The Cultural Key to Success

Having managed to catch up on my newspaper reading, I recommend Tunku Varadarajan’s recent Wall Street Journal interview with Thomas Sowell, if you’re able to get past the firewall.  This part particularly caught my attention, talking about how America has changed since Sowell was young:

An idea has taken root “that you’re entitled to certain things, that you don’t necessarily have to earn them,” he says. “There’s a belief that something’s wrong if you don’t have what other people have—that it’s because you’re ‘disadvantaged.’ A teenage dropout mother is told she has a disadvantage. But if you’re going to call the negative consequences of chosen behavior ‘disadvantage,’ the word is corrupt beyond repair and useful only for propaganda purposes.”

Has there been any change for the better? “Oh, yes, yes, yes,” he says. “In fact, for blacks who have education and who have not succumbed to a new lifestyle—the grievances, and the coarseness represented by rap music—it’s gotten tremendously better. What’s disheartening, though, is that when you study ethnic groups around the world, the ones that are lagging behind are those where their leaders always tell the same story: that it’s other people holding you back, and that therefore you need to stand against those other people and resist their culture. But that culture may be the key to success.”
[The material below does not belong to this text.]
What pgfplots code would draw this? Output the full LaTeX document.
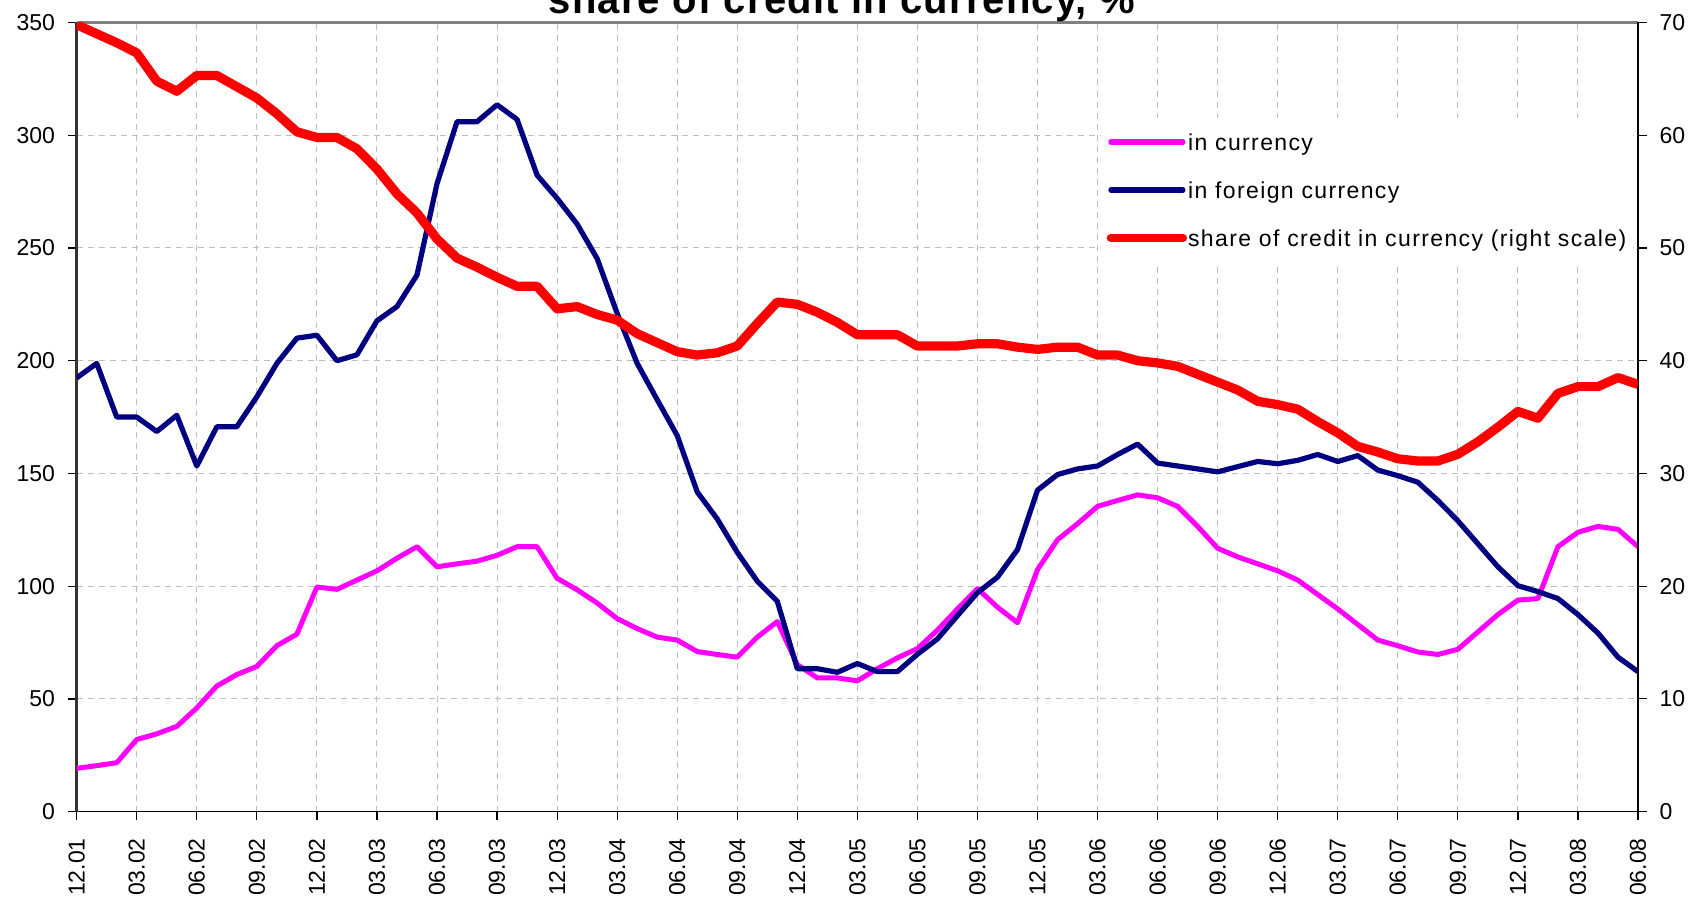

This is the same vein of thinking as I raised during my podcast about the success of Utah.  We have to teach people to emulate success.  That doesn’t mean we have to give ourselves wholly over to every particular belief and behavior of a successful person, but that we have to give serious thought to the question of what it is that makes them successful.  Having done so, we can of course decide that we define success differently — to say that we want to be as successful as possible while remaining true to moral values.

Whatever our decisions, though, it is a disabling distraction in modern America to see other people’s success as implicitly at our expense.